**WHAT TO DO:** Skip all pictures. Write out the data below from its first line through the line that contains "52.0, 40.1, 37.0];".

....

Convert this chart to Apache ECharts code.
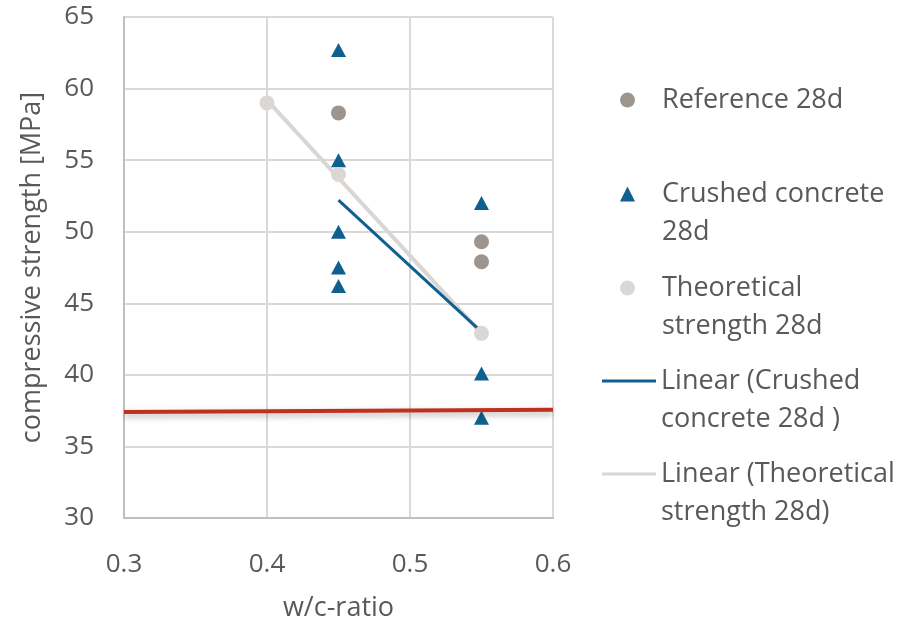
<!DOCTYPE html>
<html>
<head>
<meta charset="utf-8">
<script src="https://cdn.jsdelivr.net/npm/echarts@6/dist/echarts.min.js"></script>
<style>html,body{margin:0;padding:0;background:#fff}#c{width:906px;height:623px}</style>
</head>
<body>
<div id="c"></div>
<script>
// ---- data ----
const xTicks = [0.3, 0.4, 0.5, 0.6];
const yTicks = [30, 35, 40, 45, 50, 55, 60, 65];

const refX = [0.45, 0.55, 0.55];
const refY = [58.3, 49.3, 47.9];

const crushedX = [0.45, 0.45, 0.45, 0.45, 0.45, 0.55, 0.55, 0.55];
const crushedY = [62.7, 55.0, 50.0, 47.5, 46.2, 52.0, 40.1, 37.0];

const theoX = [0.40, 0.45, 0.55];
const theoY = [59.0, 54.0, 42.9];

const trendCrushedX = [0.45, 0.55];
const trendCrushedY = [52.2, 43.0];

const trendTheoX = [0.40, 0.55];
const trendTheoY = [59.2, 42.9];

const redX = [0.3, 0.6];
const redY = [37.4, 37.57];

const names = ['Reference 28d', 'Crushed concrete 28d', 'Theoretical strength 28d',
  'Linear (Crushed concrete 28d )', 'Linear (Theoretical strength 28d)'];
const legendLabels = ['Reference 28d', '\nCrushed concrete\n28d', '\nTheoretical\nstrength 28d',
  '\nLinear (Crushed\nconcrete 28d )', '\nLinear (Theoretical\nstrength 28d)'];

const zip = (a, b) => a.map((v, i) => [v, b[i]]);

const FONT = '"Open Sans", "Noto Sans", sans-serif';
const TXT = '#595959';
const LH = 38;

const legendCenters = [100, 194, 288, 381, 474];
const legendIsLine = [false, false, false, true, true];
const legends = names.map((n, i) => {
  const nLines = legendLabels[i].split('\n').length;
  const line = legendIsLine[i];
  return {
    data: [n],
    left: line ? 602 : 620,
    top: legendCenters[i] - nLines * LH / 2,
    padding: 0,
    itemWidth: line ? 54 : 15,
    itemHeight: line ? 3 : 15,
    icon: line ? 'rect' : undefined,
    selectedMode: false,
    formatter: () => legendLabels[i],
    textStyle: {
      fontFamily: FONT, fontSize: 27, color: TXT, lineHeight: LH,
      padding: line ? 0 : [0, 0, 0, 22]
    }
  };
});

const chart = echarts.init(document.getElementById('c'), null, {renderer: 'canvas'});
chart.setOption({
  animation: false,
  grid: {left: 124, right: 353, top: 17, bottom: 105, containLabel: false, outerBoundsMode: 'none'},
  legend: legends,
  xAxis: {
    type: 'value', min: 0.3, max: 0.6, interval: 0.1,
    name: 'w/c-ratio', nameLocation: 'middle', nameGap: 77,
    nameTextStyle: {fontFamily: FONT, fontSize: 27, color: TXT},
    axisLine: {show: true, lineStyle: {color: '#BFBFBF', width: 2}},
    axisTick: {show: false},
    axisLabel: {fontFamily: FONT, fontSize: 26, color: TXT, margin: 34,
      formatter: v => String(Math.round(v * 10) / 10)},
    splitLine: {show: true, lineStyle: {color: '#D9D9D9', width: 2}}
  },
  yAxis: {
    type: 'value', min: 30, max: 65, interval: 5,
    name: 'compressive strength [MPa]', nameLocation: 'middle', nameGap: 78,
    nameTextStyle: {fontFamily: FONT, fontSize: 27, color: TXT},
    axisLine: {show: true, lineStyle: {color: '#BFBFBF', width: 2}},
    axisTick: {show: false},
    axisLabel: {fontFamily: FONT, fontSize: 26, color: TXT, margin: 30},
    splitLine: {show: true, lineStyle: {color: '#D9D9D9', width: 2}}
  },
  series: [
    {
      name: names[4], type: 'line', data: zip(trendTheoX, trendTheoY),
      symbol: 'none', lineStyle: {color: '#D9D6D3', width: 4}, itemStyle: {color: '#D9D6D3'}, z: 2
    },
    {
      name: names[3], type: 'line', data: zip(trendCrushedX, trendCrushedY),
      symbol: 'none', lineStyle: {color: '#0F5F90', width: 3}, itemStyle: {color: '#0F5F90'}, z: 3
    },
    {
      name: names[0], type: 'scatter', data: zip(refX, refY),
      symbol: 'circle', symbolSize: 15, itemStyle: {color: '#9D958D', opacity: 1}, z: 4
    },
    {
      name: names[1], type: 'scatter', data: zip(crushedX, crushedY),
      symbol: 'triangle', symbolSize: [15, 14], itemStyle: {color: '#0F5F90', opacity: 1}, z: 4
    },
    {
      name: names[2], type: 'scatter', data: zip(theoX, theoY),
      symbol: 'circle', symbolSize: 15, itemStyle: {color: '#DAD7D4', opacity: 1}, z: 4
    },
    {
      name: 'red', type: 'line', data: zip(redX, redY), symbol: 'none', z: 6,
      lineStyle: {color: '#C0301F', width: 4, shadowColor: 'rgba(0,0,0,0.3)', shadowBlur: 6, shadowOffsetY: 3}
    }
  ]
});
</script>
</body>
</html>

....

**SOLUTION:**
Convert this chart to Apache ECharts code.
<!DOCTYPE html>
<html>
<head>
<meta charset="utf-8">
<script src="https://cdn.jsdelivr.net/npm/echarts@6/dist/echarts.min.js"></script>
<style>html,body{margin:0;padding:0;background:#fff}#c{width:906px;height:623px}</style>
</head>
<body>
<div id="c"></div>
<script>
// ---- data ----
const xTicks = [0.3, 0.4, 0.5, 0.6];
const yTicks = [30, 35, 40, 45, 50, 55, 60, 65];

const refX = [0.45, 0.55, 0.55];
const refY = [58.3, 49.3, 47.9];

const crushedX = [0.45, 0.45, 0.45, 0.45, 0.45, 0.55, 0.55, 0.55];
const crushedY = [62.7, 55.0, 50.0, 47.5, 46.2, 52.0, 40.1, 37.0];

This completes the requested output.